● Task prompt:
Leave the pictures out and copy exactly the lines from the line containing "What Bokeh code" to the line containing "padding each side", both lines included.

● Extracted data entries:
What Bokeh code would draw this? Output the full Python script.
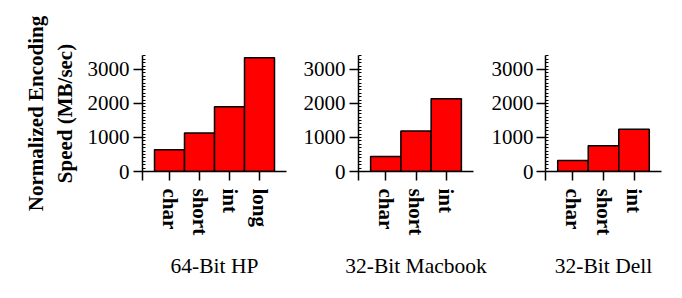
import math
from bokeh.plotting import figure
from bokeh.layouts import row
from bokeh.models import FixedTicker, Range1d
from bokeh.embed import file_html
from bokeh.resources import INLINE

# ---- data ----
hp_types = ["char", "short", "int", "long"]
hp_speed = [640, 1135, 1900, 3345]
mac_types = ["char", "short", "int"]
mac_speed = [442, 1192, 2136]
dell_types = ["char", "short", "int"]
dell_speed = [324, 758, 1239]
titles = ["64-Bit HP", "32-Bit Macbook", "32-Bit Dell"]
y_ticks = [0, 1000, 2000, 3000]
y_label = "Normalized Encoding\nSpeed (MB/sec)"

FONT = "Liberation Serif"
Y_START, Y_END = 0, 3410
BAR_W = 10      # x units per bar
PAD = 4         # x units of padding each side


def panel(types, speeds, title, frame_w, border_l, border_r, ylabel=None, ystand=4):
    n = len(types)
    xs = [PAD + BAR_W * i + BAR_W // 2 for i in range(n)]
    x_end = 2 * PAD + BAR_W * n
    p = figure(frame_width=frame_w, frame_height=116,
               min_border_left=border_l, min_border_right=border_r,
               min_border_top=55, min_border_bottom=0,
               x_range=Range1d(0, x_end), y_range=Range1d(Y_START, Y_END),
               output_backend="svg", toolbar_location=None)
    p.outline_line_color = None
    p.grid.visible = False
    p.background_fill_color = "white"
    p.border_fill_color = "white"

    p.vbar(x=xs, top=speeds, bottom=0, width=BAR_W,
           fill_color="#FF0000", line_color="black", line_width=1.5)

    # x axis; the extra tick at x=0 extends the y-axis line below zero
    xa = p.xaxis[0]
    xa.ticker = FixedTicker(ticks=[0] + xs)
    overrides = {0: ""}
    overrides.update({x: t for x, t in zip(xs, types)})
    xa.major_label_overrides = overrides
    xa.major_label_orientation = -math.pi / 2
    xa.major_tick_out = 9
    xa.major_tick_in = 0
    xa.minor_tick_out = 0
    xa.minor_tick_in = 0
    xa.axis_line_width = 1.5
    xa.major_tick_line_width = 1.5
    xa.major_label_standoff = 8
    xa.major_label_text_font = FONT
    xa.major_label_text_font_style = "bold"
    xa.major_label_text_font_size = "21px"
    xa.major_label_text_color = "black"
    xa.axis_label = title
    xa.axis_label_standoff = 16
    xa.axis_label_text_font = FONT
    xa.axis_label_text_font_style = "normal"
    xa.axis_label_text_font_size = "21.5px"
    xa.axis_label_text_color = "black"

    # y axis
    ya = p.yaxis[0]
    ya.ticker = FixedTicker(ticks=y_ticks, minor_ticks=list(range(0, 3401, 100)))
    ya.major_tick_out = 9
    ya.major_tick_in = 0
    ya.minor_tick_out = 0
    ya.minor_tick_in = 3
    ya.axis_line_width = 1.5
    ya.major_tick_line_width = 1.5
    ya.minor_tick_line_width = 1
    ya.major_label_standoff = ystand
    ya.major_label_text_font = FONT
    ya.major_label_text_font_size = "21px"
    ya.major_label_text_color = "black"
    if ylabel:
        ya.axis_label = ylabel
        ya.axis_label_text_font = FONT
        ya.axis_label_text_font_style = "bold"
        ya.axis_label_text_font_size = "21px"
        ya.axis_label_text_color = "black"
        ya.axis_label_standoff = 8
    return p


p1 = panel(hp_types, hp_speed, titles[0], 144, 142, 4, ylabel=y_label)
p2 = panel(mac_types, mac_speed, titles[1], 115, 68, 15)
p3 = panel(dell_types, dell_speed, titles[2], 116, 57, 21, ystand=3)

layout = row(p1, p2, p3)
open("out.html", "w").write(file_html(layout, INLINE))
---
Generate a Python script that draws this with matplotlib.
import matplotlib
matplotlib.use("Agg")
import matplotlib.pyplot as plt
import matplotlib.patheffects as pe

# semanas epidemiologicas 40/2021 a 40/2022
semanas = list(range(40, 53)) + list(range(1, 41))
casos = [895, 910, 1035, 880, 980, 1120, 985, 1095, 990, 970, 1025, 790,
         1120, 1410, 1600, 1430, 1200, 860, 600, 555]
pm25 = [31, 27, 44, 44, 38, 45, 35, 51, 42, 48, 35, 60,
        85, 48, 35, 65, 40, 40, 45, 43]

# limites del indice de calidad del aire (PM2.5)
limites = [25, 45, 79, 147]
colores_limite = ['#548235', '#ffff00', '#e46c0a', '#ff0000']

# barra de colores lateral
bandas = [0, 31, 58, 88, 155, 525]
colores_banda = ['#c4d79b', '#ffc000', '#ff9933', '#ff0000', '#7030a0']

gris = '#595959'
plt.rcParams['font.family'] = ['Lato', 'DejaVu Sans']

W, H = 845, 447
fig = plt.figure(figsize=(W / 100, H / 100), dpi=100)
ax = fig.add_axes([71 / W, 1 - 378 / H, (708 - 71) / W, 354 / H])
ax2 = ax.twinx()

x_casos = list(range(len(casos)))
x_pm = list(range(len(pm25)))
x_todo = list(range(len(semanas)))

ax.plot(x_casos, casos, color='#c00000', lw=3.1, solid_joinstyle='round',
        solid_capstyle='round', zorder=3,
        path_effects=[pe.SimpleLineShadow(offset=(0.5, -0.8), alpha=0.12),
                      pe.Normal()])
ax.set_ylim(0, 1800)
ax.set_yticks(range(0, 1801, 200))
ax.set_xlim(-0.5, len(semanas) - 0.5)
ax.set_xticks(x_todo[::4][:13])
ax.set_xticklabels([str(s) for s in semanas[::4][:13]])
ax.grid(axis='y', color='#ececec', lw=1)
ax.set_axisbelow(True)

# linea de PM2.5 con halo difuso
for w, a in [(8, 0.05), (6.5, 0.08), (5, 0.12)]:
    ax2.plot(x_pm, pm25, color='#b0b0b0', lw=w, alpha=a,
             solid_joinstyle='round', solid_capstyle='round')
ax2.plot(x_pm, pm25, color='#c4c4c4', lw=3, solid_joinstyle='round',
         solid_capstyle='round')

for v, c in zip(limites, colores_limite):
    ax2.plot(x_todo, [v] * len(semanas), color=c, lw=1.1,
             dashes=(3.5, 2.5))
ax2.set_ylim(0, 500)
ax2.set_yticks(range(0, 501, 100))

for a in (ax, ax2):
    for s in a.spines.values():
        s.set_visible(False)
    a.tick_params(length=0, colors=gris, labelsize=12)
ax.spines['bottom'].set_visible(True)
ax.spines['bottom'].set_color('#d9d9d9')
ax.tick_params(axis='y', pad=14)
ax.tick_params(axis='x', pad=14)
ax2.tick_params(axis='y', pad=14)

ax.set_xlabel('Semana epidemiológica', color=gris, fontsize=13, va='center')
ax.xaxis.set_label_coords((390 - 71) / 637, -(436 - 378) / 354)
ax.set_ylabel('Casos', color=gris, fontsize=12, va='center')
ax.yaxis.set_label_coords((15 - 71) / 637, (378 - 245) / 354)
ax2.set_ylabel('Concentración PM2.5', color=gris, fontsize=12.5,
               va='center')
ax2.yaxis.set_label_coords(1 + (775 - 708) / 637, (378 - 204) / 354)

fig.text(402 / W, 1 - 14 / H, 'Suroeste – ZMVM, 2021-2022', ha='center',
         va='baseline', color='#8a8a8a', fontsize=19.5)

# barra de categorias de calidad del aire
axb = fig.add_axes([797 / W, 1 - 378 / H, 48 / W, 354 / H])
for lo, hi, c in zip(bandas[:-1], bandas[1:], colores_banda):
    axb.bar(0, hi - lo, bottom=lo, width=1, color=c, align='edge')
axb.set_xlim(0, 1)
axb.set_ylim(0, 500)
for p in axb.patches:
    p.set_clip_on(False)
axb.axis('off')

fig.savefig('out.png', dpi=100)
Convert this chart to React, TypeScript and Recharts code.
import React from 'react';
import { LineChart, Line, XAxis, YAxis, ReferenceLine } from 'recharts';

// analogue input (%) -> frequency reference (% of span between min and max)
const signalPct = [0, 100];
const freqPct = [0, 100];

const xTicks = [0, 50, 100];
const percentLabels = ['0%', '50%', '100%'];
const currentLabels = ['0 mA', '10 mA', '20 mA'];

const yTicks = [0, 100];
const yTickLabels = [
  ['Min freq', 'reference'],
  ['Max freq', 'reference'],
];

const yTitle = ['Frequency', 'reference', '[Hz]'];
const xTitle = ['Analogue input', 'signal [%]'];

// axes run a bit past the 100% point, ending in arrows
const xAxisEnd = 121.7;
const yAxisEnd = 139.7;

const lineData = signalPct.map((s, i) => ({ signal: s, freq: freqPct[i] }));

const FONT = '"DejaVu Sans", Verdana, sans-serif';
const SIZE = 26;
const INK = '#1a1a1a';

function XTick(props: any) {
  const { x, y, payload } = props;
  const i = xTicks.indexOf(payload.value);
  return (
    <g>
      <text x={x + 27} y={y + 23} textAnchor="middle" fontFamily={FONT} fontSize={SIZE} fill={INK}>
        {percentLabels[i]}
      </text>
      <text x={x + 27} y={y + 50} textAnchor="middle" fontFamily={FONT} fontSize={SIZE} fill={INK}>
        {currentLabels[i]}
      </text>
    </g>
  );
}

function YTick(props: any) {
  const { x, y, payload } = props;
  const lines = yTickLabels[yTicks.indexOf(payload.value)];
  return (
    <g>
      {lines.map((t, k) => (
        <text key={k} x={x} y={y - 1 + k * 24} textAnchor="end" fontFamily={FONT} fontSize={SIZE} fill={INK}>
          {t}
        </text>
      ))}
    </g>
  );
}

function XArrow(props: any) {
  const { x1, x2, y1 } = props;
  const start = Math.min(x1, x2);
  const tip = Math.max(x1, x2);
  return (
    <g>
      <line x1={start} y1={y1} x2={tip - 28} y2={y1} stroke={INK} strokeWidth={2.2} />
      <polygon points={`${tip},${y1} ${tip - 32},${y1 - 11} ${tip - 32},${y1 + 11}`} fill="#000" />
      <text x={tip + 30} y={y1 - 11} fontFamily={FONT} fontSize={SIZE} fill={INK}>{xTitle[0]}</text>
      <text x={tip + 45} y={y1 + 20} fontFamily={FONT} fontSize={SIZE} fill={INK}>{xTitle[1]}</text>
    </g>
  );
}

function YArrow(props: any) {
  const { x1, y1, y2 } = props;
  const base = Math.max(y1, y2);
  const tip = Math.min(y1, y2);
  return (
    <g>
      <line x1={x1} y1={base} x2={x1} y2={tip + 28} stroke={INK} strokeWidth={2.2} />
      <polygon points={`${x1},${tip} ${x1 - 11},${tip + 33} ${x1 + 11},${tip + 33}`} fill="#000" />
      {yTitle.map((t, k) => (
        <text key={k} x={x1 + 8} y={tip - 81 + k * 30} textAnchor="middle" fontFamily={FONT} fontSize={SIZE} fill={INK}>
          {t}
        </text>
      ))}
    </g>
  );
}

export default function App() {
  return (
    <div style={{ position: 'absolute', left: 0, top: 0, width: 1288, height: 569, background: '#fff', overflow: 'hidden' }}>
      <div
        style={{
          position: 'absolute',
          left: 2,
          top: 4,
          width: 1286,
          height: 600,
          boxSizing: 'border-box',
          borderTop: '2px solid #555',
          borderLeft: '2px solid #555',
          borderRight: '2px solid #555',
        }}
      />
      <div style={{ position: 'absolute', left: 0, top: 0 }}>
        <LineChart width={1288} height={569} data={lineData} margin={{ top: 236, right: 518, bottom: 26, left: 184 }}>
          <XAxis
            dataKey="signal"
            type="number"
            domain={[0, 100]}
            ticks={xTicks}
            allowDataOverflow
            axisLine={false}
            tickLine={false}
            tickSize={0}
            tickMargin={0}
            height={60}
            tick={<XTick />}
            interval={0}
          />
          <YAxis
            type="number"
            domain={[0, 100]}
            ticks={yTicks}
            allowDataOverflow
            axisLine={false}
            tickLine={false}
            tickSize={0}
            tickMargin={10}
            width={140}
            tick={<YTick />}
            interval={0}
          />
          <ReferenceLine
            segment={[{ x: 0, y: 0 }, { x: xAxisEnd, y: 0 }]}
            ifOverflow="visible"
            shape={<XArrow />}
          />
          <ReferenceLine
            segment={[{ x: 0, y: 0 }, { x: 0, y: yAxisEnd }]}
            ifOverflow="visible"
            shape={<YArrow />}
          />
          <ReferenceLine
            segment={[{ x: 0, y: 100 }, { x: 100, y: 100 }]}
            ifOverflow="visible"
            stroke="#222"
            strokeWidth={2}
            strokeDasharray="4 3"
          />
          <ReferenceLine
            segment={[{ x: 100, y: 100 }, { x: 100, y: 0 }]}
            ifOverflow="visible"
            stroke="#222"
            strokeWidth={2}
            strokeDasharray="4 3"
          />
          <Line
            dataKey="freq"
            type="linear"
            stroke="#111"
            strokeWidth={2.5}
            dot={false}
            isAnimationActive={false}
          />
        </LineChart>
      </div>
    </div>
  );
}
---
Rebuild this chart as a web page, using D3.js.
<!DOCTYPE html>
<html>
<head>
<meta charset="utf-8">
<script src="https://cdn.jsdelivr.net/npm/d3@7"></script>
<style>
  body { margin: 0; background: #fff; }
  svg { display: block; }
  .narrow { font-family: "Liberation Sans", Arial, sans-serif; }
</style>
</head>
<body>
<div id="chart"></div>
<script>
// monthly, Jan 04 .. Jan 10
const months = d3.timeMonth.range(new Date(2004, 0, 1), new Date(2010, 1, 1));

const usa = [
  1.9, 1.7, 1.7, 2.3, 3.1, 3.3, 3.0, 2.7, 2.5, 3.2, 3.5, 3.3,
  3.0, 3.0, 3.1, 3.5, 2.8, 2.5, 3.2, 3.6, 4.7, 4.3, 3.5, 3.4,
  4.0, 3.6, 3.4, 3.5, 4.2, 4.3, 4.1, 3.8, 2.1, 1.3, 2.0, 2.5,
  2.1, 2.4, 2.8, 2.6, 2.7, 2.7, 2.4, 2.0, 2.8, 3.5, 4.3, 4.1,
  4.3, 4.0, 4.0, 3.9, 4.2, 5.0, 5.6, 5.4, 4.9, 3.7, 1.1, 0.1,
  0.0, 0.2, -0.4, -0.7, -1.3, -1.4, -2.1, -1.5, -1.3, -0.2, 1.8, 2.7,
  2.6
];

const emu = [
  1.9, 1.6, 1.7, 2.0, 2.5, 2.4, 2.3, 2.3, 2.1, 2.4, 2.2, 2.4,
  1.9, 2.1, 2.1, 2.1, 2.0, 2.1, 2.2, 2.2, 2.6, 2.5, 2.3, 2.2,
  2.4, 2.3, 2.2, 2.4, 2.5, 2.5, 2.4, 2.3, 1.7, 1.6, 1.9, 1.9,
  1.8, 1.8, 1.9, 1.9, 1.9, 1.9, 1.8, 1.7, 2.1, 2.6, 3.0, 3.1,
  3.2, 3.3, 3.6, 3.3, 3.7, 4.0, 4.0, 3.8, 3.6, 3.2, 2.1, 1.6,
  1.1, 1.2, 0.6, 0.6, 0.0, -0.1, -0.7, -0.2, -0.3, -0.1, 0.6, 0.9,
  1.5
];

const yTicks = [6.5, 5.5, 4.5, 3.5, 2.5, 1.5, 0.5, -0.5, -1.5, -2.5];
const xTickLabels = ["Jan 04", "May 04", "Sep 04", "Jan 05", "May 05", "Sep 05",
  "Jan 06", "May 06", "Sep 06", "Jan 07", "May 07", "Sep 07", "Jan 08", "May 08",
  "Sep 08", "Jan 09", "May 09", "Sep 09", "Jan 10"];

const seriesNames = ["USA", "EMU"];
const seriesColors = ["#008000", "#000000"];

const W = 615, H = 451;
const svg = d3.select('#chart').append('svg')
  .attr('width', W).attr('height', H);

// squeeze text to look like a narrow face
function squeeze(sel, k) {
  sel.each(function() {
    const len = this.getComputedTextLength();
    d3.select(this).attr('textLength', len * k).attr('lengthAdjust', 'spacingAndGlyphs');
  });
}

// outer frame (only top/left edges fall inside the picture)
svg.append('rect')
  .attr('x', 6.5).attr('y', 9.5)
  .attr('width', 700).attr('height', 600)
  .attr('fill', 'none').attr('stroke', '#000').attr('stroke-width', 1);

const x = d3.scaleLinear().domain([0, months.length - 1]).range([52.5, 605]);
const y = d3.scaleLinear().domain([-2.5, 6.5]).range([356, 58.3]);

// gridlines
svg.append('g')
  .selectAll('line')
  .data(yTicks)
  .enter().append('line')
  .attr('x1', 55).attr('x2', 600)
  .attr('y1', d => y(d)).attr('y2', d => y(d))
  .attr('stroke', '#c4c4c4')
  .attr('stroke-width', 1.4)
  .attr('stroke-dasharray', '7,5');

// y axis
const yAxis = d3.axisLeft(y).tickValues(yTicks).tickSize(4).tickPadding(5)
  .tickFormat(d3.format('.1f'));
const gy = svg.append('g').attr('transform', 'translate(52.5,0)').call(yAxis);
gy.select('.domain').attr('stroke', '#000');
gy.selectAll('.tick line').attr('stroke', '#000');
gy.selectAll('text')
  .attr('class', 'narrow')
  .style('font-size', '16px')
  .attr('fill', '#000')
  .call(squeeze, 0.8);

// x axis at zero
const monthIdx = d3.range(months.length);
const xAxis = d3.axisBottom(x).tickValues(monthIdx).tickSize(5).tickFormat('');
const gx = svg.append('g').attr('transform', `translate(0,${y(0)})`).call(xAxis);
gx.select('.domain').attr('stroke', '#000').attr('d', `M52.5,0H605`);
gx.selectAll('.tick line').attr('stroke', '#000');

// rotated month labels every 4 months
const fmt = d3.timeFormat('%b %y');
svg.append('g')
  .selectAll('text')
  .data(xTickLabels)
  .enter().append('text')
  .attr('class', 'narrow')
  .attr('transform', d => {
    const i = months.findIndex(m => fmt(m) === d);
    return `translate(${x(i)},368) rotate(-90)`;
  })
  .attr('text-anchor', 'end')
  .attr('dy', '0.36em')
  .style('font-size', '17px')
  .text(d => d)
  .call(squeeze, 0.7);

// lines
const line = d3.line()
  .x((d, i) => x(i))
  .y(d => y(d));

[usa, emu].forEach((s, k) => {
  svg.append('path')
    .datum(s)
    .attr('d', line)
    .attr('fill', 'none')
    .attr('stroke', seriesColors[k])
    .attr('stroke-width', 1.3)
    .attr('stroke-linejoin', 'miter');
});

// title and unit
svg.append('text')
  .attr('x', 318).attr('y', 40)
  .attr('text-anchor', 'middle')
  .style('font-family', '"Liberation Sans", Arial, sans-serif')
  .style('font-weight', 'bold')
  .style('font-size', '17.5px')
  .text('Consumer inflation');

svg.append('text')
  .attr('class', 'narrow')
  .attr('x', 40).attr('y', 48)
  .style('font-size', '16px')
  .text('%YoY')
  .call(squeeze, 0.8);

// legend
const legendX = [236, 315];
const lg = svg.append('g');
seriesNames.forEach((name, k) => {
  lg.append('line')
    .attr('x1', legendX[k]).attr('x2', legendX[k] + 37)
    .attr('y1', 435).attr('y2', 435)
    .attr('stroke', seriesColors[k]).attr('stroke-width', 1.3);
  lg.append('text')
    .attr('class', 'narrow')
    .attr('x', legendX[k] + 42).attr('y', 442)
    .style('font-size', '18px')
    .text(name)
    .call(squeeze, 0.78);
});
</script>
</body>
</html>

● Output:
What Bokeh code would draw this? Output the full Python script.
import math
from bokeh.plotting import figure
from bokeh.layouts import row
from bokeh.models import FixedTicker, Range1d
from bokeh.embed import file_html
from bokeh.resources import INLINE

# ---- data ----
hp_types = ["char", "short", "int", "long"]
hp_speed = [640, 1135, 1900, 3345]
mac_types = ["char", "short", "int"]
mac_speed = [442, 1192, 2136]
dell_types = ["char", "short", "int"]
dell_speed = [324, 758, 1239]
titles = ["64-Bit HP", "32-Bit Macbook", "32-Bit Dell"]
y_ticks = [0, 1000, 2000, 3000]
y_label = "Normalized Encoding\nSpeed (MB/sec)"

FONT = "Liberation Serif"
Y_START, Y_END = 0, 3410
BAR_W = 10      # x units per bar
PAD = 4         # x units of padding each side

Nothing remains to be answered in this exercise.